> SHORT EXERCISE: Select lines where the word "seaborn" appears.

> SUPPLIED MATERIAL:
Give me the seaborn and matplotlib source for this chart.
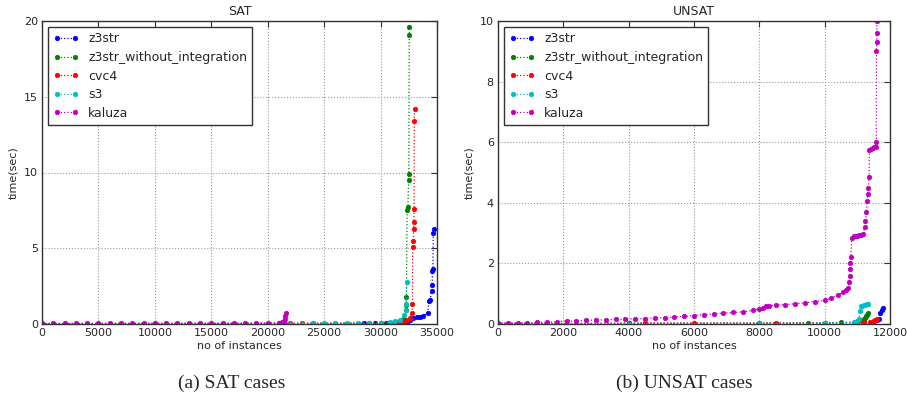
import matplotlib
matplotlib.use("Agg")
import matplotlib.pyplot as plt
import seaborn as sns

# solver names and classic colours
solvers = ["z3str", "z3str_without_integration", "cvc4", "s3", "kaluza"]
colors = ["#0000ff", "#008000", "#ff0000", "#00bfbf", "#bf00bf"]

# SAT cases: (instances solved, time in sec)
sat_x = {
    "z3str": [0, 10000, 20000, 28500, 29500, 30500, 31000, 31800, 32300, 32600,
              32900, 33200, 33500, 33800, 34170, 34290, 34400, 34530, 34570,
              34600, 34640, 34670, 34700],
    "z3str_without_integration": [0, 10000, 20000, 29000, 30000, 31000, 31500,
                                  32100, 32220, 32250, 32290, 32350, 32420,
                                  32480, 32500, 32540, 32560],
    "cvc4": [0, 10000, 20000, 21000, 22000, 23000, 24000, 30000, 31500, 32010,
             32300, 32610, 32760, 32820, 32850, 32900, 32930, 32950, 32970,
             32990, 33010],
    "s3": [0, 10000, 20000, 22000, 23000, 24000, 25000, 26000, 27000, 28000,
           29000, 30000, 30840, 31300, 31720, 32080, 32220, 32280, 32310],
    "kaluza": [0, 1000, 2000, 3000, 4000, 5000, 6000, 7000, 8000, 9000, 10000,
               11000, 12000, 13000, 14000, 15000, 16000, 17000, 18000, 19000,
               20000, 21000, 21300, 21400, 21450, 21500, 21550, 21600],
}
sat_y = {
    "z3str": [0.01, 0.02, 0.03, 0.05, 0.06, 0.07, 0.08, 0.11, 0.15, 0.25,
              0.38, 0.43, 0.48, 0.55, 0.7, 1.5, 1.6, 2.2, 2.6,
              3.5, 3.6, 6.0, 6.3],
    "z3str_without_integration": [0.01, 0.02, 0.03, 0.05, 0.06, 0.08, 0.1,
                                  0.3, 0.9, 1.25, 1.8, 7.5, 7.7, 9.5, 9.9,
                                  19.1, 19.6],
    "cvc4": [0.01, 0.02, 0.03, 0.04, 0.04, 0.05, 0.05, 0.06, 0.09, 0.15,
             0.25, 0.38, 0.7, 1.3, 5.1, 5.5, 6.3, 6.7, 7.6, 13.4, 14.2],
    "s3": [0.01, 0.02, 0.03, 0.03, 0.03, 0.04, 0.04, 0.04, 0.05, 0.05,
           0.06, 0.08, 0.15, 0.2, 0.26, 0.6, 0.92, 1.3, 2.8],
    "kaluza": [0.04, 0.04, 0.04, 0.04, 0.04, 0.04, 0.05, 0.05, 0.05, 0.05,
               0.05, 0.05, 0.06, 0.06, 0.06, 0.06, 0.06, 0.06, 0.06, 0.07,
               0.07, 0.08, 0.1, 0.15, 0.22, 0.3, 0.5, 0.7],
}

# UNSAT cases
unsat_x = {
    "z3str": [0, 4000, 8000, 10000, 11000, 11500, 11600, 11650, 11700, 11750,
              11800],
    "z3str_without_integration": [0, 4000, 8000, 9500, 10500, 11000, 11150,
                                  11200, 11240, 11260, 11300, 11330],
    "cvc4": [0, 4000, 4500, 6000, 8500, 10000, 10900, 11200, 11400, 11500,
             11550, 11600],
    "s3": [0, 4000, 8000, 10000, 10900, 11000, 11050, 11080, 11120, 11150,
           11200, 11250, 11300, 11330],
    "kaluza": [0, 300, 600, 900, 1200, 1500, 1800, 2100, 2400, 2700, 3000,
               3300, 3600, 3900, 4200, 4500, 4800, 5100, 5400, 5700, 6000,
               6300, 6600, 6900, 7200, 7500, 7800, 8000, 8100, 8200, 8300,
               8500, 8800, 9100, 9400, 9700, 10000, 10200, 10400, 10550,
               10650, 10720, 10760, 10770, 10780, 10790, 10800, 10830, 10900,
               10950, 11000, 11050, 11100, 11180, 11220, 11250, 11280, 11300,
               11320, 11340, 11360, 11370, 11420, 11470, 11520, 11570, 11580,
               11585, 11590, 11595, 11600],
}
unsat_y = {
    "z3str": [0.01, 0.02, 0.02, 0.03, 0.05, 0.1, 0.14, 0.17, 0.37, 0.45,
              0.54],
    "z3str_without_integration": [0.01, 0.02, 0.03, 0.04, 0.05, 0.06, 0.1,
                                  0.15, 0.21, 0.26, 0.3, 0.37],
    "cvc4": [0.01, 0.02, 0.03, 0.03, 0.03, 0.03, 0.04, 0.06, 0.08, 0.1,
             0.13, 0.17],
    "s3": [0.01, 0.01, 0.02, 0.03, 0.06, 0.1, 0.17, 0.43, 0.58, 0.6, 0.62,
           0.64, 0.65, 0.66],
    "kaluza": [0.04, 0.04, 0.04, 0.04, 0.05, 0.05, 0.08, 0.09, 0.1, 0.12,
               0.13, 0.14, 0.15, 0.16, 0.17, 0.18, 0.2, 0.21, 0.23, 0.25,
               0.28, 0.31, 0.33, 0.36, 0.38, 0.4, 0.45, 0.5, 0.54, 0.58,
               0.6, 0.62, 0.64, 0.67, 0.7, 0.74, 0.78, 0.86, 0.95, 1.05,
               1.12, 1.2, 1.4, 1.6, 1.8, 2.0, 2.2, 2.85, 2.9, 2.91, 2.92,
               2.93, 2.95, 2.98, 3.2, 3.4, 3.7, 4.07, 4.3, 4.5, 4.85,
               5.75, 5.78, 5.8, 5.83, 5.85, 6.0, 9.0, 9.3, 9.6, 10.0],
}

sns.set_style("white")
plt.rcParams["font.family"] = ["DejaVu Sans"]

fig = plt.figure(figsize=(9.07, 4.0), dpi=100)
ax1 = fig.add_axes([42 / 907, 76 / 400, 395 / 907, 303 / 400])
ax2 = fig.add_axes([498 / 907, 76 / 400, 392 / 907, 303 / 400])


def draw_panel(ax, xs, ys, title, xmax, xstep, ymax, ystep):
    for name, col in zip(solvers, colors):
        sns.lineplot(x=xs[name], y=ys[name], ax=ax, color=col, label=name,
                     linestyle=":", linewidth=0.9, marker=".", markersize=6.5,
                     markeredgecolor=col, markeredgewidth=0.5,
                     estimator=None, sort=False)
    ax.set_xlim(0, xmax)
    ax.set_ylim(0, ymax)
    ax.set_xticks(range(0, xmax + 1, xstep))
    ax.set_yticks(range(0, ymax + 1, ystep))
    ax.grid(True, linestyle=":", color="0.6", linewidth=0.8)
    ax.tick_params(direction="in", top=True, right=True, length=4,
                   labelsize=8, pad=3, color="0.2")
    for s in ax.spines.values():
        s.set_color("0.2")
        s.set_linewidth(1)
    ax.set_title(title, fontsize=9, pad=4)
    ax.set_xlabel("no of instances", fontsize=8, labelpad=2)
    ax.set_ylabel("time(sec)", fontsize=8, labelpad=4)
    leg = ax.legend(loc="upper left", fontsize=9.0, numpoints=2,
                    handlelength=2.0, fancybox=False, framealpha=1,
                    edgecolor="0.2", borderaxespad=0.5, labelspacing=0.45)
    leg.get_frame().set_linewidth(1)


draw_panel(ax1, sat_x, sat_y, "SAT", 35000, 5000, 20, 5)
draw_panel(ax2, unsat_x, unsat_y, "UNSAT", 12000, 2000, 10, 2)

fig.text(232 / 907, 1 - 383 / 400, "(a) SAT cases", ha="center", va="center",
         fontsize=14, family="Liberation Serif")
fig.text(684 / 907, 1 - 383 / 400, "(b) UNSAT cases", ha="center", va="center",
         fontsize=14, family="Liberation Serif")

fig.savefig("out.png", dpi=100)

> RESPONSE:
Give me the seaborn and matplotlib source for this chart.
import seaborn as sns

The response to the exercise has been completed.